We have wonderful education programs. We can teach them computer skills, and we can teach them automotive skills and carpentry and those kinds of things, but if you don't change their heart, they'll be right back in prison, no matter how highly skilled they get on the outside. And that's what Shakespeare Behind Bars is about. It is the education of the heart. It is developing empathy. It is developing a community. It is developing a family. It is developing a support system. A support network.
Do you think part of learning empathy comes through learning to act?
I really don't teach acting. They become actors. As you see in the play some of them are quite professional. But that's not the journey. And the program started without the thought of them ever performing for a public audience.
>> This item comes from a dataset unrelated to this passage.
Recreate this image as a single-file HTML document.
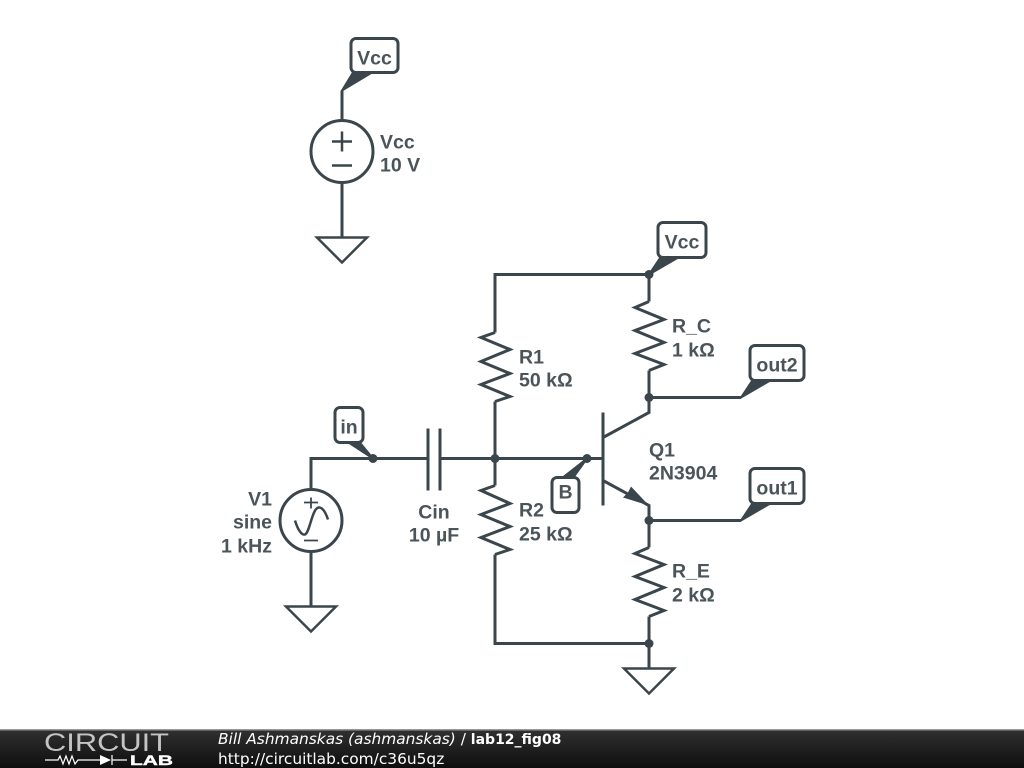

Yes, I am using techniques that I use when I teach or when I develop actors, but that just comes as a by-product of the work. The work is to journey into what's happening in the play, in the scene, with the character, with the human being, with the inner world. Shakespeare was the first writer to write about the interior world revealed through soliloquy to an audience--when the Shakespearean actor, up alone onstage, turns to the audience and starts talking to them--that's sharing the inner world. And nobody had, prior to that, nor to this day, done it as effectively as he, this understanding of the human condition. So that's really what the journey is--it's to become a better human being.
Do you believe that this process, in a way, rehabilitates the actors?
There's a term that's used that I just completely reject, and that's rehabilitation. You hear it a lot, and it's just the wrong word. You can rehabilitate a knee. If you injure a knee, you can rehabilitate it back to perhaps a hundred percent of what it was prior to the injury. But rehabilitation of a human soul, of a human heart, of a human being, that came from a background where they didn't see empathy, where they didn't have any of that, where they were, you know, beaten and sexually abused, or any of the horrendous things that can happen to a child--what? You're going to rehabilitate them back to what? They are acting out the world that they came from. They are reflecting the world that they came from. It is not their fault. They are reflecting the culture, the societal whatever that they came from, the milieu, the home. It's about habilitation. It's about helping them become better human beings. Which I think should not be thought of just in terms of prisons, but I think, in terms of the world. The work that I do is in prison and it's out of prison, and it is about habilitating to make people better human beings. And better human beings means an empathetic human being, or a human being that thinks of community and family, and makes a contribution, and thinks about the future, and all of those things that we are or need to be as human beings if we're going to continue to exist.